Bryan was found guilty of driving under the influence causing bodily injury and driving with a BAC of 0.08 percent or more causing bodily injury.
After three days of deliberation, the judge declared a mistrial when the jurors could not decide whether to convict Bryan of vehicular manslaughter while intoxicated with gross negligence. Apparently, the jury deadlocked at 11-1 in favor of convicting Bryan of the more serious of the charges.
The result has caused some to condemn the decision of the solo, non-convicting juror.
I don’t condone drunk driving in this case or in any case, but I do applaud a juror who follows the law, not their emotions. Whether it was case here, I do not know. But I would like to remind my readers that our system requires the jurors to presume that the defendant is innocent until the prosecutor proves guilt beyond a reasonable doubt. If the victim’s vehicle was partially in the slow lane, there may be a reasonable doubt that the Bryan’s actions were the cause of the accident. If that is the case, the juror should be applauded for following the law and not their emotion.
One Response to “Jury Deadlocks in OC DUI Manslaughter Case”

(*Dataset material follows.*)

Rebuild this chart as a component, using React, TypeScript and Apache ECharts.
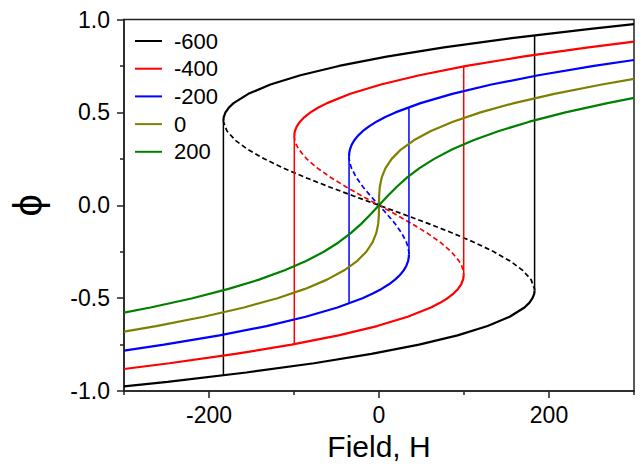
import React, { useEffect, useRef } from "react";
import * as echarts from "echarts";

// Field H vs order parameter phi.
// Each point is [H, phi].

// J = -600
const upperN600 = [[-183.05,0.4576],[-182.65,0.475],[-180.62,0.5],[-176.81,0.525],[-171.11,0.55],[-153.72,0.6],[-127.73,0.65],[-92.43,0.7],[-47.11,0.75],[8.96,0.8],[76.49,0.85],[156.2,0.9],[248.79,0.95],[300,0.975]];
const lowerN600 = [[-300,-0.975],[-248.79,-0.95],[-156.2,-0.9],[-76.49,-0.85],[-8.96,-0.8],[47.11,-0.75],[92.43,-0.7],[127.73,-0.65],[153.72,-0.6],[171.11,-0.55],[176.81,-0.525],[180.62,-0.5],[182.65,-0.475],[183.05,-0.4576]];
const unstableN600 = [[-183.05,0.4576],[-182.98,0.45],[-178.88,0.4],[-169.05,0.35],[-154.21,0.3],[-135.08,0.25],[-112.36,0.2],[-86.78,0.15],[-59.05,0.1],[-29.88,0.05],[0,0],[29.88,-0.05],[59.05,-0.1],[86.78,-0.15],[112.36,-0.2],[135.08,-0.25],[154.21,-0.3],[169.05,-0.35],[178.88,-0.4],[182.98,-0.45],[183.05,-0.4576]];
const jumpDownN600 = [[-183.05,0.4576],[-183.05,-0.9153]];
const jumpUpN600 = [[183.05,-0.4576],[183.05,0.9153]];

// J = -400
const upperN400 = [[-99.64,0.3737],[-99.35,0.39],[-98.88,0.4],[-96.69,0.425],[-92.98,0.45],[-87.65,0.475],[-80.62,0.5],[-71.81,0.525],[-61.11,0.55],[-33.72,0.6],[2.27,0.65],[47.57,0.7],[102.89,0.75],[168.96,0.8],[246.49,0.85],[300,0.881]];
const lowerN400 = [[-300,-0.881],[-246.49,-0.85],[-168.96,-0.8],[-102.89,-0.75],[-47.57,-0.7],[-2.27,-0.65],[33.72,-0.6],[61.11,-0.55],[71.81,-0.525],[80.62,-0.5],[87.65,-0.475],[92.98,-0.45],[96.69,-0.425],[98.88,-0.4],[99.35,-0.39],[99.64,-0.3737]];
const unstableN400 = [[-99.64,0.3737],[-99.05,0.35],[-97.22,0.325],[-94.21,0.3],[-85.08,0.25],[-72.36,0.2],[-56.78,0.15],[-39.05,0.1],[-19.88,0.05],[0,0],[19.88,-0.05],[39.05,-0.1],[56.78,-0.15],[72.36,-0.2],[85.08,-0.25],[94.21,-0.3],[97.22,-0.325],[99.05,-0.35],[99.64,-0.3737]];
const jumpDownN400 = [[-99.64,0.3737],[-99.64,-0.7473]];
const jumpUpN400 = [[99.64,-0.3737],[99.64,0.7473]];

// J = -200
const upperN200 = [[-35.23,0.2642],[-35.04,0.28],[-34.21,0.3],[-32.22,0.325],[-29.05,0.35],[-24.64,0.375],[-18.88,0.4],[-11.69,0.425],[-2.98,0.45],[7.35,0.475],[19.38,0.5],[48.89,0.55],[86.28,0.6],[132.27,0.65],[187.57,0.7],[252.89,0.75],[300,0.782]];
const lowerN200 = [[-300,-0.782],[-252.89,-0.75],[-187.57,-0.7],[-132.27,-0.65],[-86.28,-0.6],[-48.89,-0.55],[-19.38,-0.5],[-7.35,-0.475],[2.98,-0.45],[11.69,-0.425],[18.88,-0.4],[24.64,-0.375],[29.05,-0.35],[32.22,-0.325],[34.21,-0.3],[35.04,-0.28],[35.23,-0.2642]];
const unstableN200 = [[-35.23,0.2642],[-35.08,0.25],[-34.12,0.225],[-32.36,0.2],[-26.78,0.15],[-19.05,0.1],[-9.88,0.05],[0,0],[9.88,-0.05],[19.05,-0.1],[26.78,-0.15],[32.36,-0.2],[34.12,-0.225],[35.08,-0.25],[35.23,-0.2642]];
const jumpDownN200 = [[-35.23,0.2642],[-35.23,-0.5284]];
const jumpUpN200 = [[35.23,-0.2642],[35.23,0.5284]];

// J = 0
const curve0 = [[-300,-0.68],[-262.27,-0.65],[-206.28,-0.6],[-158.89,-0.55],[-119.38,-0.5],[-87.02,-0.45],[-61.12,-0.4],[-40.95,-0.35],[-25.79,-0.3],[-14.92,-0.25],[-7.64,-0.2],[-3.22,-0.15],[-0.96,-0.1],[-0.12,-0.05],[0,0],[0.12,0.05],[0.96,0.1],[3.22,0.15],[7.64,0.2],[14.92,0.25],[25.79,0.3],[40.95,0.35],[61.12,0.4],[87.02,0.45],[119.38,0.5],[158.89,0.55],[206.28,0.6],[262.27,0.65],[300,0.68]];

// J = 200
const curve200 = [[-300,-0.578],[-268.89,-0.55],[-219.38,-0.5],[-177.02,-0.45],[-141.12,-0.4],[-110.95,-0.35],[-85.79,-0.3],[-64.92,-0.25],[-47.64,-0.2],[-33.22,-0.15],[-20.96,-0.1],[-10.12,-0.05],[0,0],[10.12,0.05],[20.96,0.1],[33.22,0.15],[47.64,0.2],[64.92,0.25],[85.79,0.3],[110.95,0.35],[141.12,0.4],[177.02,0.45],[219.38,0.5],[268.89,0.55],[300,0.578]];

const legendNames = ["-600", "-400", "-200", "0", "200"];
const xMajorTicks = [-200, 0, 200];
const xMinorTicks = [-300, -100, 100, 300];

const FONT = "'Liberation Sans', Arial, sans-serif";

type Pt = number[];

function mk(name: string, color: string, data: Pt[], kind: "solid" | "jump" | "dash") {
  return {
    type: "line",
    name,
    color,
    data,
    symbol: "none",
    showSymbol: false,
    silent: true,
    clip: true,
    lineStyle: {
      color,
      width: kind === "solid" ? 2.2 : kind === "jump" ? 1.5 : 1.7,
      type: kind === "dash" ? [5, 3] : "solid",
    },
  };
}

export default function App() {
  const ref = useRef<HTMLDivElement>(null);
  useEffect(() => {
    if (!ref.current) return;
    const chart = echarts.init(ref.current, undefined, { renderer: "svg" });
    const black = "#000000";
    const red = "#ff0000";
    const blue = "#0000ff";
    const olive = "#808000";
    const green = "#008000";
    const series = [
      mk("-600", black, upperN600, "solid"),
      mk("-600", black, lowerN600, "solid"),
      mk("-600", black, jumpDownN600, "jump"),
      mk("-600", black, jumpUpN600, "jump"),
      mk("-600", black, unstableN600, "dash"),
      mk("-400", red, upperN400, "solid"),
      mk("-400", red, lowerN400, "solid"),
      mk("-400", red, jumpDownN400, "jump"),
      mk("-400", red, jumpUpN400, "jump"),
      mk("-400", red, unstableN400, "dash"),
      mk("-200", blue, upperN200, "solid"),
      mk("-200", blue, lowerN200, "solid"),
      mk("-200", blue, jumpDownN200, "jump"),
      mk("-200", blue, jumpUpN200, "jump"),
      mk("-200", blue, unstableN200, "dash"),
      mk("0", olive, curve0, "solid"),
      mk("200", green, curve200, "solid"),
    ];
    chart.setOption({
      animation: false,
      backgroundColor: "#ffffff",
      textStyle: { fontFamily: FONT, color: "#000" },
      grid: {
        left: 124,
        right: 7,
        top: 19.5,
        bottom: 73.5,
        show: true,
        borderColor: "#222",
        borderWidth: 1.5,
        containLabel: false,
      },
      legend: {
        data: legendNames,
        orient: "vertical",
        left: 130,
        top: 25,
        icon: "rect",
        itemWidth: 27,
        itemHeight: 2,
        itemGap: 5.7,
        selectedMode: false,
        textStyle: {
          fontFamily: FONT,
          fontSize: 22,
          lineHeight: 22,
          color: "#000",
          padding: [0, 0, 0, 7],
        },
      },
      xAxis: [
        {
          type: "value",
          min: -300,
          max: 300,
          interval: 100,
          position: "bottom",
          axisLine: { show: true, onZero: false, lineStyle: { color: "#222", width: 1.5 } },
          axisTick: { show: true, customValues: xMajorTicks, length: 7, lineStyle: { color: "#222", width: 1.5 } },
          axisLabel: {
            customValues: xMajorTicks,
            fontFamily: FONT,
            fontSize: 23,
            color: "#000",
            margin: 12,
          },
          splitLine: { show: false },
          name: "Field, H",
          nameLocation: "middle",
          nameGap: 38,
          nameTextStyle: { fontFamily: FONT, fontSize: 30, color: "#000" },
        },
        {
          type: "value",
          min: -300,
          max: 300,
          interval: 100,
          position: "bottom",
          offset: 0,
          axisLine: { show: false, onZero: false },
          axisTick: { show: true, customValues: xMinorTicks, length: 4, lineStyle: { color: "#222", width: 1.5 } },
          axisLabel: { show: false },
          splitLine: { show: false },
        },
      ],
      yAxis: {
        type: "value",
        min: -1,
        max: 1,
        interval: 0.5,
        axisLine: { show: true, onZero: false, lineStyle: { color: "#222", width: 1.5 } },
        axisTick: { show: true, length: 7, lineStyle: { color: "#222", width: 1.5 } },
        minorTick: { show: true, splitNumber: 2, length: 4, lineStyle: { color: "#222", width: 1.5 } },
        minorSplitLine: { show: false },
        splitLine: { show: false },
        axisLabel: {
          fontFamily: FONT,
          fontSize: 23,
          color: "#000",
          margin: 14,
          formatter: (v: number) => v.toFixed(1),
        },
        name: "ϕ",
        nameLocation: "middle",
        nameRotate: 90,
        nameGap: 76,
        nameTextStyle: { fontFamily: FONT, fontSize: 40, color: "#000" },
      },
      series,
    });
    return () => chart.dispose();
  }, []);
  return (
    <div
      ref={ref}
      style={{ position: "fixed", left: 0, top: 0, width: 641, height: 466 }}
    />
  );
}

I am the one solo juror who did not convict on the greater charge due to the way the law is written and I don’t think her actions were considered gross in the way the “Law” is written. I do however believe that she was guilty of Manslaughter while intoxicated with a .08 blood alcohol level and higher (which is the lesser charge of gross). However in order to have convicted her of that charge, all other jurors would have had to agree on not guilty on the lesser charge and then we could have found her guilty on the lesser charge. The law in this case had made a error on the police report which is one issue saying she was on a cell phone in which she was not.. They said they made a error in testimony. That infraction alone could have been escalated to gross but it was untrue. Then also she was not speeding, she was merging on the freeway and had only less then 4 seconds to stop the car where the car was 50% blocking the roadway.. (testified). In addition another caller “Almost hit the car” too…. This was absolute worse experience that I have dealt with in my life but I know I made the correct decision based off how the law is written. The DA filed the wrong charge.. It’s that simple.